Locality in Tasmania, Australia

Tarraleah is a rural locality in the Local Government Area (LGA) of Central Highlands in the Central LGA region of Tasmania, Australia. In the 2016 census, a population of nil for the state suburb of Tarraleah was recorded.

A large section of the town was purchased in 2023 by Hydro Tasmania for $11 million.

==Geography==
The locality is about 53 km north-west of the town of Hamilton, 120 km north-west of the state capital Hobart, and slightly closer to Queenstown.

The Derwent River flows through from west to south, where it forms part of the southern boundary.
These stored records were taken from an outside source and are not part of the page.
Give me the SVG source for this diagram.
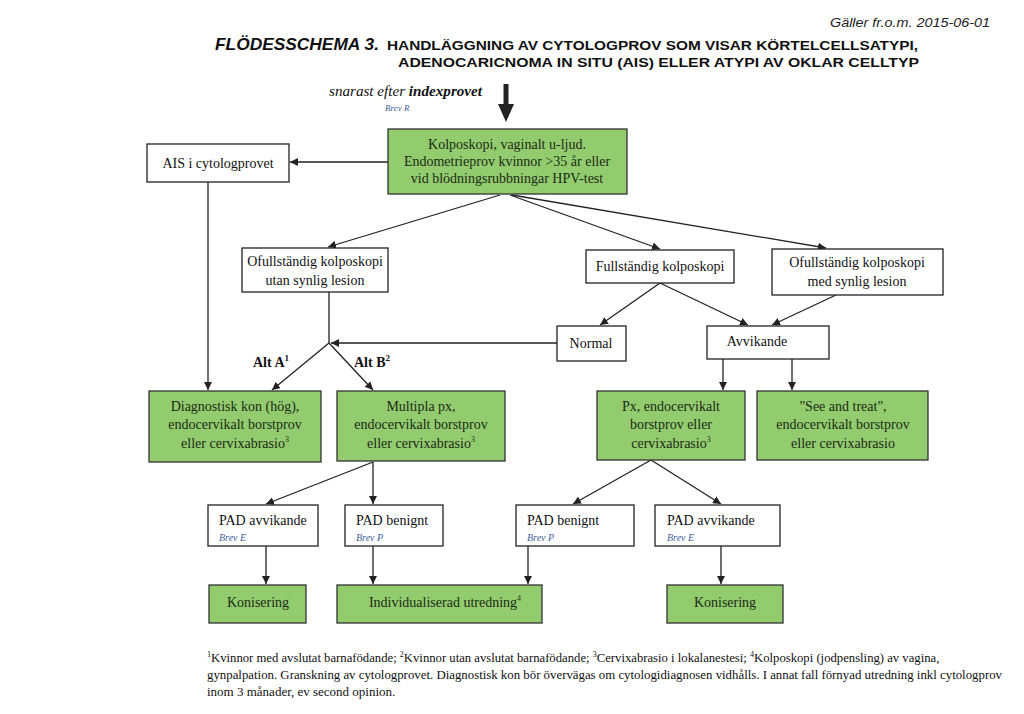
<svg xmlns="http://www.w3.org/2000/svg" width="1024" height="714" viewBox="0 0 1024 714">
<defs>
<marker id="ah" viewBox="0 0 10 10" refX="10" refY="5" markerWidth="8" markerHeight="8" markerUnits="userSpaceOnUse" orient="auto">
<path d="M0,0 L10,5 L0,10 z" fill="#222"/>
</marker>
<style>
.box{fill:#fff;stroke:#222;stroke-width:1.3}
.g{fill:#92cc6e;stroke:#333;stroke-width:1.3}
.t{font-family:"Liberation Serif","Times New Roman",serif;font-size:14px;fill:#111}
.c{text-anchor:middle}
.gt{fill:#1d2a17}
.brev{font-family:"Liberation Serif",serif;font-size:10px;font-style:italic;fill:#3d5f9a}
.ln{stroke:#222;stroke-width:1.3;fill:none}
.ar{stroke:#222;stroke-width:1.3;fill:none;marker-end:url(#ah)}
.hd{font-family:"Liberation Sans",Arial,sans-serif;font-weight:bold;fill:#111}
.fn{font-family:"Liberation Serif",serif;font-size:13px;fill:#111}
</style>
</defs>
<rect width="1024" height="714" fill="#fff"/>

<g id="header">
<text x="990" y="27" text-anchor="end" font-family="Liberation Sans, Arial, sans-serif" font-size="12" font-style="italic" fill="#222" textLength="160" lengthAdjust="spacingAndGlyphs">Gäller fr.o.m. 2015-06-01</text>
<text class="hd" x="215" y="50" font-size="17" font-style="italic" textLength="164" lengthAdjust="spacingAndGlyphs">FLÖDESSCHEMA 3.</text>
<text class="hd" x="387" y="50" font-size="13.5" textLength="531" lengthAdjust="spacingAndGlyphs">HANDLÄGGNING AV CYTOLOGPROV SOM VISAR KÖRTELCELLSATYPI,</text>
<text class="hd" x="398" y="67" font-size="13.5" textLength="521" lengthAdjust="spacingAndGlyphs">ADENOCARICNOMA IN SITU (AIS) ELLER ATYPI  AV OKLAR CELLTYP</text>
</g>

<g id="start">
<text x="329" y="96" font-family="Liberation Serif, serif" font-size="15" font-style="italic" fill="#111" textLength="153" lengthAdjust="spacingAndGlyphs">snarast efter <tspan font-weight="bold">indexprovet</tspan></text>
<text class="brev" x="385" y="111" style="font-size:9px">Brev R</text>
<line x1="506" y1="84" x2="506" y2="106" stroke="#222" stroke-width="5"/>
<path d="M498,104 L514,104 L506,122 z" fill="#222"/>
</g>

<g id="connectors">
<line class="ar" x1="388" y1="162" x2="290" y2="162"/>
<line class="ar" x1="208" y1="182" x2="208" y2="390"/>
<line class="ar" x1="500" y1="195" x2="328" y2="247"/>
<line class="ar" x1="510" y1="195" x2="660" y2="249"/>
<line class="ar" x1="512" y1="195" x2="826" y2="248"/>
<line class="ar" x1="660" y1="283" x2="600" y2="325"/>
<line class="ar" x1="660" y1="283" x2="748" y2="325"/>
<line class="ar" x1="836" y1="295" x2="772" y2="325"/>
<line class="ln" x1="329" y1="292" x2="329" y2="343"/>
<line class="ar" x1="557" y1="343" x2="331" y2="343"/>
<line class="ar" x1="329" y1="343" x2="272" y2="390"/>
<line class="ar" x1="329" y1="343" x2="373" y2="390"/>
<line class="ar" x1="723" y1="359" x2="723" y2="390"/>
<line class="ar" x1="792" y1="359" x2="792" y2="390"/>
<line class="ar" x1="373" y1="462" x2="266" y2="504"/>
<line class="ar" x1="373" y1="462" x2="373" y2="504"/>
<line class="ar" x1="651" y1="460" x2="573" y2="504"/>
<line class="ar" x1="651" y1="460" x2="721" y2="504"/>
<line class="ar" x1="266" y1="546" x2="266" y2="584"/>
<line class="ar" x1="373" y1="546" x2="373" y2="584"/>
<line class="ar" x1="528" y1="546" x2="528" y2="584"/>
<line class="ar" x1="721" y1="546" x2="721" y2="584"/>
</g>

<g id="n_kolposkopi">
<rect class="g" x="388" y="129" width="239" height="65"/>
<text class="t c gt" x="507" y="149">Kolposkopi, vaginalt u-ljud.</text>
<text class="t c gt" x="507" y="166">Endometrieprov kvinnor &gt;35 år eller</text>
<text class="t c gt" x="507" y="183">vid blödningsrubbningar HPV-test</text>
</g>

<g id="n_ais">
<rect class="box" x="147" y="144" width="142" height="38"/>
<text class="t c" x="218" y="168">AIS i cytologprovet</text>
</g>

<g id="n_ofull_utan">
<rect class="box" x="242" y="248" width="146" height="44"/>
<text class="t c" x="315" y="266">Ofullständig kolposkopi</text>
<text class="t c" x="315" y="285">utan synlig lesion</text>
</g>

<g id="n_full">
<rect class="box" x="586" y="250" width="148" height="33"/>
<text class="t c" x="660" y="271">Fullständig kolposkopi</text>
</g>

<g id="n_ofull_med">
<rect class="box" x="772" y="249" width="171" height="46"/>
<text class="t c" x="857" y="267">Ofullständig kolposkopi</text>
<text class="t c" x="857" y="286">med synlig lesion</text>
</g>

<g id="n_normal">
<rect class="box" x="557" y="326" width="69" height="35"/>
<text class="t c" x="591" y="348">Normal</text>
</g>

<g id="n_avvikande">
<rect class="box" x="707" y="326" width="122" height="33"/>
<text class="t c" x="757" y="346">Avvikande</text>
</g>

<g id="labels">
<text class="t" x="253" y="367" font-weight="bold">Alt A<tspan font-size="9" dy="-6">1</tspan></text>
<text class="t" x="354" y="367" font-weight="bold">Alt B<tspan font-size="9" dy="-6">2</tspan></text>
</g>

<g id="n_diag">
<rect class="g" x="149" y="391" width="172" height="71"/>
<text class="t c gt" x="235" y="411">Diagnostisk kon (hög),</text>
<text class="t c gt" x="235" y="429">endocervikalt borstprov</text>
<text class="t c gt" x="235" y="448">eller cervixabrasio<tspan font-size="8" dy="-6">3</tspan></text>
</g>

<g id="n_multipla">
<rect class="g" x="337" y="391" width="168" height="70"/>
<text class="t c gt" x="421" y="411">Multipla px,</text>
<text class="t c gt" x="421" y="429">endocervikalt borstprov</text>
<text class="t c gt" x="421" y="448">eller cervixabrasio<tspan font-size="8" dy="-6">3</tspan></text>
</g>

<g id="n_px">
<rect class="g" x="597" y="391" width="148" height="69"/>
<text class="t c gt" x="671" y="411">Px, endocervikalt</text>
<text class="t c gt" x="671" y="429">borstprov eller</text>
<text class="t c gt" x="671" y="448">cervixabrasio<tspan font-size="8" dy="-6">3</tspan></text>
</g>

<g id="n_see">
<rect class="g" x="757" y="391" width="171" height="69"/>
<text class="t c gt" x="843" y="411">"See and treat",</text>
<text class="t c gt" x="843" y="429">endocervikalt borstprov</text>
<text class="t c gt" x="843" y="448">eller cervixabrasio</text>
</g>

<g id="n_pad_avv_l">
<rect class="box" x="208" y="505" width="110" height="41"/>
<text class="t" x="219" y="525">PAD avvikande</text>
<text class="brev" x="219" y="541">Brev E</text>
</g>

<g id="n_pad_ben_l">
<rect class="box" x="345" y="505" width="98" height="41"/>
<text class="t" x="356" y="525">PAD benignt</text>
<text class="brev" x="356" y="541">Brev P</text>
</g>

<g id="n_pad_ben_r">
<rect class="box" x="516" y="505" width="118" height="41"/>
<text class="t" x="527" y="525">PAD benignt</text>
<text class="brev" x="527" y="541">Brev P</text>
</g>

<g id="n_pad_avv_r">
<rect class="box" x="655" y="505" width="125" height="41"/>
<text class="t" x="667" y="525">PAD avvikande</text>
<text class="brev" x="667" y="541">Brev E</text>
</g>

<g id="n_kon_l">
<rect class="g" x="209" y="585" width="97" height="38"/>
<text class="t c gt" x="258" y="607">Konisering</text>
</g>

<g id="n_indiv">
<rect class="g" x="337" y="585" width="205" height="38"/>
<text class="t c gt" x="445" y="607">Individualiserad utredning<tspan font-size="8" dy="-6">4</tspan></text>
</g>

<g id="n_kon_r">
<rect class="g" x="667" y="585" width="116" height="38"/>
<text class="t c gt" x="725" y="607">Konisering</text>
</g>

<g id="footnote">
<text class="fn" x="207" y="662" style="font-size:12.7px"><tspan font-size="8" dy="-5">1</tspan><tspan dy="5">Kvinnor med avslutat barnafödande; </tspan><tspan font-size="8" dy="-5">2</tspan><tspan dy="5">Kvinnor utan avslutat barnafödande; </tspan><tspan font-size="8" dy="-5">3</tspan><tspan dy="5">Cervixabrasio i lokalanestesi; </tspan><tspan font-size="8" dy="-5">4</tspan><tspan dy="5">Kolposkopi (jodpensling) av vagina,</tspan></text>
<text class="fn" x="207" y="679" textLength="795" lengthAdjust="spacingAndGlyphs">gynpalpation. Granskning av cytologprovet. Diagnostisk kon bör övervägas om cytologidiagnosen vidhålls. I annat fall förnyad utredning inkl cytologprov</text>
<text class="fn" x="207" y="696">inom 3 månader, ev second opinion.</text>
</g>
</svg>
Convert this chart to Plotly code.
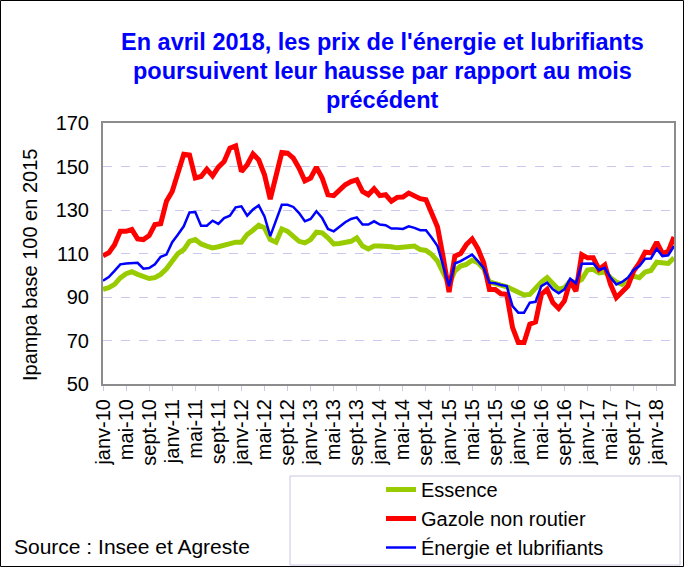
import plotly.graph_objects as go

MONTH_NAMES = ["janv", "févr", "mars", "avr", "mai", "juin",
               "juil", "août", "sept", "oct", "nov", "déc"]
months = [f"{MONTH_NAMES[m]}-{y % 100:02d}" for y in range(2010, 2019) for m in range(12)][:100]

essence = [93.5, 94.3, 95.8, 98.8, 100.7, 101.6, 100.4, 99.3, 98.5, 98.9,
           100.4, 103.0, 106.5, 110.0, 111.8, 115.6, 116.4, 114.4, 113.4, 112.6,
           113.1, 113.7, 114.1, 115.2, 115.2, 118.7, 120.7, 123.0, 121.8, 116.4,
           115.2, 121.3, 120.2, 118.2, 115.6, 114.9, 116.4, 119.8, 119.5, 117.2,
           114.4, 114.6, 114.9, 115.6, 117.2, 113.4, 112.1, 113.4, 113.4, 113.4,
           113.1, 112.6, 112.9, 113.1, 113.4, 111.8, 111.4, 109.5, 106.5, 101.1,
           95.8, 101.9, 104.2, 105.0, 106.9, 105.8, 103.0, 96.9, 96.3, 95.8,
           94.7, 93.5, 92.4, 90.9, 91.2, 94.3, 96.9, 98.9, 95.8, 93.5,
           94.3, 97.3, 96.6, 98.1, 102.4, 102.7, 101.1, 101.5, 98.9, 96.9,
           95.8, 98.1, 99.6, 98.9, 101.5, 102.2, 106.0, 105.7, 105.4, 108.0]

gazole = [109.0, 110.3, 114.0, 120.2, 120.2, 121.0, 116.7, 116.4, 118.2, 123.3,
          123.7, 134.0, 138.5, 146.2, 155.6, 155.3, 144.7, 145.4, 148.8, 145.7,
          149.7, 152.3, 158.4, 159.5, 147.7, 150.8, 155.8, 153.0, 146.2, 135.0,
          146.2, 156.4, 156.1, 153.8, 149.2, 143.4, 144.7, 149.7, 144.7, 137.0,
          136.6, 138.9, 141.6, 143.1, 143.9, 138.5, 137.0, 139.8, 136.6, 137.0,
          134.0, 135.8, 136.0, 137.8, 136.6, 135.2, 134.7, 128.6, 122.2, 108.0,
          92.3, 108.8, 110.0, 114.1, 116.7, 112.2, 105.7, 93.5, 93.5, 91.5,
          91.2, 76.0, 69.1, 69.1, 77.5, 78.5, 91.2, 93.5, 87.4, 84.7,
          88.2, 97.3, 92.7, 109.5, 108.0, 108.0, 102.7, 104.7, 95.8, 89.7,
          92.3, 95.0, 101.9, 105.7, 110.6, 110.3, 115.2, 110.0, 111.0, 117.6]

energie = [97.5, 99.2, 102.0, 105.0, 105.4, 105.4, 105.7, 103.0, 103.3, 105.0,
           108.5, 109.5, 115.2, 118.7, 122.5, 128.9, 129.1, 122.8, 122.8, 125.1,
           123.6, 126.3, 127.4, 131.2, 131.7, 127.4, 130.2, 132.1, 127.0, 118.0,
           124.8, 132.4, 132.4, 131.4, 128.6, 124.8, 125.9, 129.4, 126.3, 121.3,
           120.2, 122.5, 124.4, 125.9, 126.6, 123.3, 123.3, 124.8, 123.3, 123.0,
           121.5, 121.5, 121.3, 122.5, 121.8, 120.7, 120.7, 117.2, 113.4, 104.2,
           95.0, 105.4, 106.5, 108.0, 109.5, 106.5, 103.4, 96.6, 96.3, 95.5,
           95.0, 85.8, 82.8, 82.8, 87.4, 87.8, 95.0, 96.6, 93.5, 91.7,
           93.5, 98.4, 96.3, 105.3, 105.4, 105.4, 102.4, 103.4, 98.9, 95.8,
           96.9, 98.9, 102.4, 104.2, 107.6, 107.7, 112.1, 108.8, 109.2, 113.4]

series_names = ["Essence", "Gazole non routier", "Énergie et lubrifiants"]
series_colors = ["#99CC00", "#FF0000", "#0000FF"]
series_widths = [5, 5, 2.5]

title_lines = ["En avril 2018, les prix de l'énergie et lubrifiants",
               "poursuivent leur hausse par rapport au mois",
               "précédent"]
y_title = "Ipampa base 100 en 2015"
source_text = "Source : Insee et Agreste"

W, H = 684, 567
L, R, T, B = 103, 10, 123, 183
PW, PH = W - L - R, H - T - B


def px(xp):
    return (xp - L) / PW


def py(yp):
    return (H - B - yp) / PH


FONT = "Liberation Sans, Arial, sans-serif"
idx = list(range(len(months)))

fig = go.Figure()
for name, vals, col, w in zip(series_names, [essence, gazole, energie],
                              series_colors, series_widths):
    fig.add_trace(go.Scatter(x=idx, y=vals, mode="lines", name=name,
                             legendgroup=name,
                             line=dict(color=col, width=w)))

tickvals = idx[::4]
ticktext = [months[i] for i in tickvals]

fig.update_layout(
    width=W, height=H,
    margin=dict(l=L, r=R, t=T, b=B, autoexpand=False),
    paper_bgcolor="white", plot_bgcolor="white",
    font=dict(family=FONT, size=20, color="black"),
    showlegend=True,
    legend=dict(x=px(381), y=py(470), xanchor="left", yanchor="top",
                bgcolor="rgba(0,0,0,0)", borderwidth=0,
                font=dict(family=FONT, size=20, color="black"),
                tracegroupgap=2, traceorder="normal",
                itemwidth=30),
    xaxis=dict(range=[0, len(months) - 1], tickmode="array",
               tickvals=tickvals, ticktext=ticktext, tickangle=-90,
               ticks="outside", ticklen=5, tickcolor="#C8C8E8",
               showgrid=False, zeroline=False,
               showline=True, linecolor="#8C8C8C", linewidth=2, mirror=True,
               tickfont=dict(family=FONT, size=20, color="black")),
    yaxis=dict(range=[50, 170], dtick=20, tick0=50,
               showgrid=True, gridcolor="#C8C8F0", griddash="dash", gridwidth=1,
               zeroline=False, ticks="", ticklabelstandoff=8,
               showline=True, linecolor="#8C8C8C", linewidth=2, mirror=True,
               tickfont=dict(family=FONT, size=20, color="black")),
)

title_y = [42, 71, 100]
for line, yy in zip(title_lines, title_y):
    fig.add_annotation(text=f"<b>{line}</b>", x=px(382), y=py(yy),
                       xref="paper", yref="paper", showarrow=False,
                       xanchor="center", yanchor="middle",
                       font=dict(family=FONT, size=23.5, color="#0000FF"))

fig.add_annotation(text=y_title, x=px(30), y=py(265), xref="paper", yref="paper",
                   showarrow=False, textangle=-90, xanchor="center", yanchor="middle",
                   font=dict(family=FONT, size=20, color="black"))

fig.add_annotation(text=source_text, x=px(12), y=py(546), xref="paper", yref="paper",
                   showarrow=False, xanchor="left", yanchor="middle",
                   font=dict(family=FONT, size=21, color="black"))

# legend frame
fig.add_shape(type="rect", xref="paper", yref="paper",
              x0=px(290), x1=px(680), y0=py(565), y1=py(476),
              line=dict(color="#C8C8E0", width=1), fillcolor="rgba(0,0,0,0)")
# outer frame
fig.add_shape(type="rect", xref="paper", yref="paper",
              x0=px(0.5), x1=px(683.5), y0=py(566.5), y1=py(0.5),
              line=dict(color="black", width=1), fillcolor="rgba(0,0,0,0)")

fig.write_html("out.html", config={"displayModeBar": False},
               post_script="document.body.style.margin='0';document.body.style.overflow='hidden';")
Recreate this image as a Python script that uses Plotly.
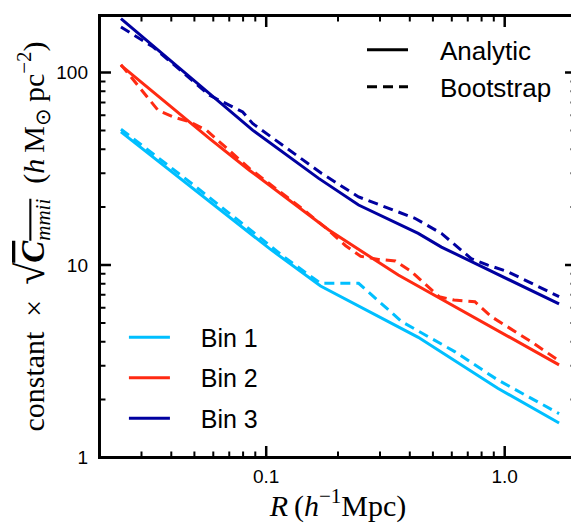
import plotly.graph_objects as go
import numpy as np

# ---- data ----
R_bin1_analytic = [0.0246, 0.0478, 0.103, 0.169, 0.296, 0.434, 0.935, 1.69]
C_bin1_analytic = [49.2, 25.8, 12.2, 7.78, 5.39, 4.21, 2.29, 1.51]
R_bin1_boot = [0.0246, 0.0478, 0.0877, 0.12, 0.169, 0.244, 0.37, 0.617, 0.935, 1.69]
C_bin1_boot = [50.8, 27.0, 14.9, 10.9, 8.04, 8.04, 5.08, 3.55, 2.53, 1.69]

R_bin2_analytic = [0.0246, 0.0579, 0.085, 0.183, 0.358, 1.69]
C_bin2_analytic = [109, 45.4, 31.1, 15.2, 8.87, 3.03]
R_bin2_boot = [0.0246, 0.0282, 0.0352, 0.0407, 0.0478, 0.0561, 0.085, 0.144, 0.18,
               0.2154, 0.249, 0.296, 0.348, 0.402, 0.464, 0.531, 0.613, 0.75, 0.88, 1.29, 1.69]
C_bin2_boot = [110, 89.4, 63.7, 58.9, 55.4, 50.2, 31.8, 19.3, 15.4,
               12.6, 11.1, 10.7, 10.5, 9.34, 7.96, 6.85, 6.58, 6.45, 5.39, 4.0, 3.18]

R_bin3_analytic = [0.0246, 0.0877, 0.166, 0.244, 0.434, 0.543, 1.69]
C_bin3_analytic = [190.6, 50.2, 28.2, 20.5, 14.6, 12.4, 6.28]
R_bin3_boot = [0.0246, 0.0296, 0.0336, 0.0579, 0.0797, 0.0877, 0.171, 0.244, 0.358,
               0.42, 0.543, 0.724, 0.85, 1.03, 1.69]
C_bin3_boot = [172.5, 150, 135.8, 76.2, 62.4, 54.4, 29.9, 22.6, 18.9,
               17.5, 14.6, 10.8, 10.0, 9.23, 6.85]

bin_names = ["Bin 1", "Bin 2", "Bin 3"]
bin_colors = ["#00bfff", "#ff2a12", "#0000a0"]
style_names = ["Analytic", "Bootstrap"]

x_tickvals = [0.1, 1.0]
x_ticktext = ["0.1", "1.0"]
y_tickvals = [1, 10, 100]
y_ticktext = ["1", "10", "100"]
x_minor_ticks = [0.03, 0.04, 0.05, 0.06, 0.07, 0.08, 0.09,
                 0.2, 0.3, 0.4, 0.5, 0.6, 0.7, 0.8, 0.9]
y_minor_ticks = [2, 3, 4, 5, 6, 7, 8, 9, 20, 30, 40, 50, 60, 70, 80, 90]

analytic = [(R_bin1_analytic, C_bin1_analytic), (R_bin2_analytic, C_bin2_analytic),
            (R_bin3_analytic, C_bin3_analytic)]
boot = [(R_bin1_boot, C_bin1_boot), (R_bin2_boot, C_bin2_boot), (R_bin3_boot, C_bin3_boot)]

DASH = "10px,6px"
LW = 3
PAD = "\u00a0\u00a0\u00a0\u2009"

fig = go.Figure()
for i in range(3):
    fig.add_trace(go.Scatter(
        x=boot[i][0], y=boot[i][1], mode="lines",
        line=dict(color=bin_colors[i], width=LW, dash=DASH),
        showlegend=False, name=bin_names[i] + " bootstrap", hoverinfo="skip"))
    fig.add_trace(go.Scatter(
        x=analytic[i][0], y=analytic[i][1], mode="lines",
        line=dict(color=bin_colors[i], width=LW),
        name=PAD + bin_names[i], legend="legend", legendgroup=bin_names[i]))

# style legend (black solid / dashed)
fig.add_trace(go.Scatter(x=[None], y=[None], mode="lines",
                         line=dict(color="black", width=LW),
                         name=PAD + style_names[0], legend="legend2", legendgroup="a"))
fig.add_trace(go.Scatter(x=[None], y=[None], mode="lines",
                         line=dict(color="black", width=LW, dash=DASH),
                         name=PAD + style_names[1], legend="legend2", legendgroup="b"))

# ---- axis ranges (log10) ----
ex = 1.5 / 239.0
ey = 1.5 / 192.8
xr = [float(np.log10(0.02) - ex), float(np.log10(2.0) + ex)]
yr = [float(0 - ey), float(np.log10(198) + ey)]

# ---- frame and ticks, drawn as filled bands on the log axes ----
PW, PH = 481, 446          # plot area in px (for tick sizes only)
MAJ, MIN = 13, 7.5
FRAME = 3
dec_x = (xr[1] - xr[0]) / PW   # decades per px
dec_y = (yr[1] - yr[0]) / PH
X0, X1 = 10 ** xr[0], 10 ** xr[1]
Y0, Y1 = 10 ** yr[0], 10 ** yr[1]


def band(xa, xb, ya, yb, xs, ys):
    xs += [xa, xb, xb, xa, xa, None]
    ys += [ya, ya, yb, yb, ya, None]


fill_common = dict(mode="lines", fill="toself", fillcolor="black",
                   line=dict(color="black", width=0), showlegend=False,
                   hoverinfo="skip")

# frame
fx, fy = [], []
band(X0, X1, Y0, 10 ** (yr[0] + FRAME * dec_y), fx, fy)
band(X0, X1, 10 ** (yr[1] - FRAME * dec_y), Y1, fx, fy)
band(X0, 10 ** (xr[0] + FRAME * dec_x), Y0, Y1, fx, fy)
band(10 ** (xr[1] - FRAME * dec_x), X1, Y0, Y1, fx, fy)
fig.add_trace(go.Scatter(x=fx, y=fy, **fill_common))

# ticks on all four sides
for vals, L, w in ((x_tickvals, MAJ, 2.5), (x_minor_ticks, MIN, 2)):
    tx, ty = [], []
    for v in vals:
        xa, xb = v * 10 ** (-w / 2 * dec_x), v * 10 ** (w / 2 * dec_x)
        band(xa, xb, Y0, 10 ** (yr[0] + L * dec_y), tx, ty)
        band(xa, xb, 10 ** (yr[1] - L * dec_y), Y1, tx, ty)
    fig.add_trace(go.Scatter(x=tx, y=ty, **fill_common))
for vals, L, w in ((y_tickvals, MAJ, 2.5), (y_minor_ticks, MIN, 2)):
    tx, ty = [], []
    for v in vals:
        ya, yb = v * 10 ** (-w / 2 * dec_y), v * 10 ** (w / 2 * dec_y)
        band(X0, 10 ** (xr[0] + L * dec_x), ya, yb, tx, ty)
        band(10 ** (xr[1] - L * dec_x), X1, ya, yb, tx, ty)
    fig.add_trace(go.Scatter(x=tx, y=ty, **fill_common))

tickfont = dict(family="Liberation Sans, Arial, sans-serif", size=19, color="black")
titlefont = dict(family="Liberation Serif, Times New Roman, serif", size=30, color="black")

ytitle = ("constant\u2002×\u2002<span style='font-size:40px'>√</span>"
          "<span style='text-decoration:overline'><span style='font-size:33px'><b><i>C</i></b></span>"
          "<sub><i>mmii</i></sub></span>\u2002(<i>h</i>\u2009M<sub>⊙</sub>\u2009pc<sup>−2</sup>)")

fig.update_layout(
    template="simple_white",
    xaxis=dict(type="log", range=xr, tickmode="array", tickvals=x_tickvals,
               ticktext=x_ticktext, ticks="", tickfont=tickfont, showline=False,
               showgrid=False, zeroline=False, automargin=False, ticklabelstandoff=4,
               title=dict(text="<i>R</i>\u2009(<i>h</i><sup>−1</sup>Mpc)", font=titlefont,
                          standoff=6)),
    yaxis=dict(type="log", range=yr, tickmode="array", tickvals=y_tickvals,
               ticktext=y_ticktext, ticks="", tickfont=tickfont, showline=False,
               showgrid=False, zeroline=False, automargin=False, ticklabelstandoff=9,
               title=dict(text=ytitle, font=titlefont, standoff=12)),
)

legfont = dict(family="Liberation Sans, Arial, sans-serif", size=25, color="black")
fig.update_layout(
    width=571, height=515,
    margin=dict(l=89.5, r=0.5, t=5.5, b=63.5),
    plot_bgcolor="white", paper_bgcolor="white",
    legend=dict(x=0.054, y=0.325, xanchor="left", yanchor="top", bgcolor="rgba(0,0,0,0)",
                font=legfont, itemwidth=41, tracegroupgap=5),
    legend2=dict(x=0.55, y=0.972, xanchor="left", yanchor="top", bgcolor="rgba(0,0,0,0)",
                 font=dict(legfont, size=26), itemwidth=41, tracegroupgap=0),
)

fig.write_html("out.html")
Lake Binney is contained within the locality, as is Tarraleah Power Station.

==History==
Tarraleah is Aboriginal for 'brush kangaroo' or 'forester kangaroo.'

The township was built in the 1930s by the Hydro Electric Commission to house Tasmania's pioneering hydroelectricity officers and management. The power scheme and headquarters at Tarraleah commenced in 1934.

Nive Road Post Office opened in 1934 and was renamed Tarraleah in 1935. Tarraleah was gazetted as a locality on 10 November 1971 and confirmed on 15 March 1972.

==Road infrastructure==
The Lyell Highway passes through from south-east to north. Fourteen Mile Road starts at an intersection with Lyell Highway and runs north-west until it exits.

==Amenities==
The area is noted for its alpine lakes and mountains, and many hydro-electric dams, canals and giant steel pipeways. Tarraleah is located along the Lyell Highway, and is only a short distance from both Lake King William and Bronte Lagoon. Lake Lipootah and Bradys Lake are also close by.

After a multimillion-dollar redevelopment, the former Hydro construction village has become an estate that comprises Tarraleah Lodge with accommodation, recreation, and dining options. Fresh water trout fishing, boating, bushwalking, mountain biking and kayaking are all popular activities in and around the township. Tarraleah is also home to a high-altitude golf course.